Heavier trucks in our future?

Carriers that want weight limits on trucks to be raised from the current 80,000-lb. level to a proposed 97,000 lbs. may get their wish granted just not yet. At no time in recent memory has the move toward higher weight limits been so strong, owing its momentum to a convergence of higher fuel costs, continued weak driver retention, increased congestion, and political jockeying that now finds railroad

Carriers that want weight limits on trucks to be raised from the current 80,000-lb. level to a proposed 97,000 lbs. may get their wish granted — just not yet.

At no time in recent memory has the move toward higher weight limits been so strong, owing its momentum to a convergence of higher fuel costs, continued weak driver retention, increased congestion, and political jockeying that now finds railroad interests somewhat muted about an issue on which they were adamantly opposed.

“What's odd now is who is not vocal,” said a congressional staffer. “The railroads have always fought higher weight limits for trucks — for obvious competitive reasons — but now they are less vocal.”
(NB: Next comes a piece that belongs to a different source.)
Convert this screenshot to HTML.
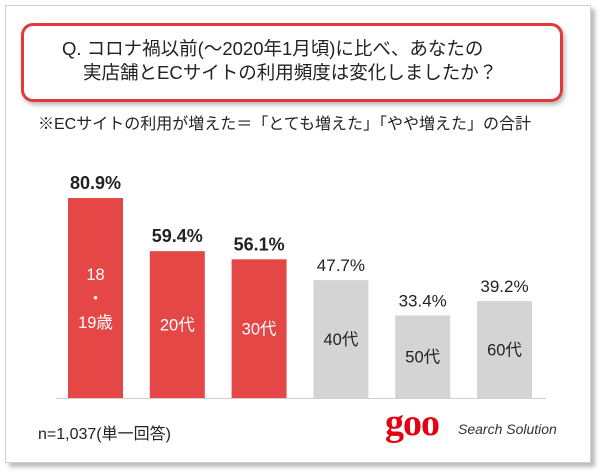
<!DOCTYPE html>
<html><head><meta charset="utf-8"><style>
body{margin:0;width:600px;height:475px;background:#fff;font-family:"Liberation Sans","Noto Sans CJK JP",sans-serif;position:relative;overflow:hidden}
.card{position:absolute;left:5px;top:5px;width:584px;height:456px;border:1px solid #d0d0d0;box-shadow:4px 4px 4px #bdbdbd;background:#fff}
.q{position:absolute;left:21px;top:23px;width:536px;height:73px;border:3px solid #e03a3a;border-radius:12px;box-shadow:2px 3px 4px #bbb;font-size:18.5px;color:#222;line-height:23px}
.t{position:absolute;white-space:nowrap}
</style></head><body>
<div class="card"></div>
<div class="q">
<div class="t" style="left:38px;top:11px">Q. コロナ禍以前(～2020年1月頃)に比べ、あなたの</div>
<div class="t" style="left:59px;top:35px">実店舗とECサイトの利用頻度は変化しましたか？</div>
</div>
<div class="t" style="left:38px;top:110px;font-size:16px;color:#222">※ECサイトの利用が増えた＝「とても増えた」「やや増えた」の合計</div>
<svg id="chart" width="600" height="475" style="position:absolute;left:0;top:0"></svg>
<div class="t" style="left:38px;top:420px;font-size:16px;color:#222">n=1,037(単一回答)</div>
<div class="t" style="left:385px;top:401px;font-size:38px;color:#e60012;font-family:'Liberation Serif',serif;font-weight:bold;letter-spacing:-1px">goo</div>
<div class="t" style="left:458px;top:421px;font-size:14px;color:#333;font-style:italic">Search Solution</div>
<script>
const categories=["18\n・\n19歳","20代","30代","40代","50代","60代"];
const values=[80.9,59.4,56.1,47.7,33.4,39.2];
const labels=["80.9%","59.4%","56.1%","47.7%","33.4%","39.2%"];
const highlighted=[true,true,true,false,false,false];
const svg=document.getElementById('chart');const NS="http://www.w3.org/2000/svg";
const base=398,scale=200/80.9,x0=68,pitch=81.8,bw=55;
const y=v=>base-v*scale;
function mk(t,a){const e=document.createElementNS(NS,t);for(const k in a)e.setAttribute(k,a[k]);svg.appendChild(e);return e;}
values.forEach((v,i)=>{
const x=x0+i*pitch,top=y(v),hi=highlighted[i];
const r=mk('rect',{x:x,y:top,width:bw,height:base-top,fill:hi?'#e54646':'#d4d4d4'});


const t=mk('text',{x:x+bw/2,y:top-9,'text-anchor':'middle','font-size':hi?18:17,'font-weight':hi?'bold':'normal',fill:'#222'});
t.textContent=labels[i];


const lines=categories[i].split('\n');const mid=(top+base)/2;
lines.forEach((ln,j)=>{
const c=mk('text',{x:x+bw/2,y:mid+6+(j-(lines.length-1)/2)*24,'text-anchor':'middle','font-size':16.5,fill:hi?'#fff':'#222'});
c.textContent=ln;


});
});
const ax=mk('line',{x1:56,x2:546,y1:base+0.5,y2:base+0.5,stroke:'#d0d0d0','stroke-width':1});


</script>
</body></html>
Railroad stakeholders privately note that their current interest lies in an investment tax credit for infrastructure building, and they would be willing to ease their fight against heavier trucks if the trucking industry would not oppose the tax issue. Still, others close to lobbying efforts suggest that because railroads are running near capacity, trucks present less of a competitive threat, especially if diesel prices remain high.

Truckers and shippers make compelling arguments for higher limits. This is especially true for companies that haul extremely heavy products. Tom Carpenter, director of transportation for International Paper, in July told Congress that for just one of its mills, in Courtland, AL, their 35,000-lb. trucks can carry up to 45,000 lbs. of paper before reaching the 80,000-lb. limit. “If the weight limit was increased to 97,000 lbs., we could increase the weight of the cargo on each truck from 45,000 lbs. to almost 60,000 lbs. We could then transport the 27 million lbs. of paper from Courtland to customers each week on 450 trucks instead of 600.” He added: “The 150 fewer trucks on the road driving the 628 mi. one-way results in a reduction of 94,200 vehicle miles traveled each week. With fuel today costing 77 cents per mile, the fuel savings would be close to $73,000 per week, with a reduction in carbon dioxide emissions each week of 130,000 lbs.”

Supporters of higher weight limits, including Americans for Safe and Efficient Transportation (ASET), a coalition of shippers, carriers and others, point to several more positive aspects of heavier trucks. They note that fewer, albeit heavier, trucks on the road annually would produce 25,000 fewer crashes and less congestion because 10 million fewer truck miles would be driven and 1.9 billion gal. less in fuel consumed, resulting in an industry-wide savings of $16 billion.

The main arguments against heavier trucks rest mainly on potential infrastructure damage and safety. “Truckers such as OOIDA members know from first-hand experience that further increases in sizes and weights of commercial motor vehicles can endanger highway users and hasten the deterioration of our nation's roads and bridges,” said Bill Farrell, owner of Bill Farrell LLC based in Missoula, MT, and a member of the Owner-Operator Independent Drivers Association. Although proponents contend that adding an extra axle would mitigate damage to roads and bridges, the issue of safety is still debatable. “We're not saying that heavier trucks are good or bad,” says Steve Campbell, Commercial Vehicle Safety Alliance's executive director. “There needs to be more study. That's what's missing.”

Campbell was echoing a conclusion of the largest U.S. study of heavier trucks, which was published in 2002 by the Transportation Research Board of the National Academies. While the report was generally receptive to the idea of heavier trucks, it noted that more studies needed to be done on the effect of safety and infrastructure.

Although several bills have been introduced in Congress to increase weight limits, the best chance for passage lies within the massive highway appropriations bill that is up in 2009. The prime person for truck stakeholders to convince on the merits of heavier trucks is Jim Oberstar (D-MN), chairman of the House Transportation and Infrastructure Committee. Although he has opposed heavier trucks in the past, he recently has expressed interest in seeing more data on the issue.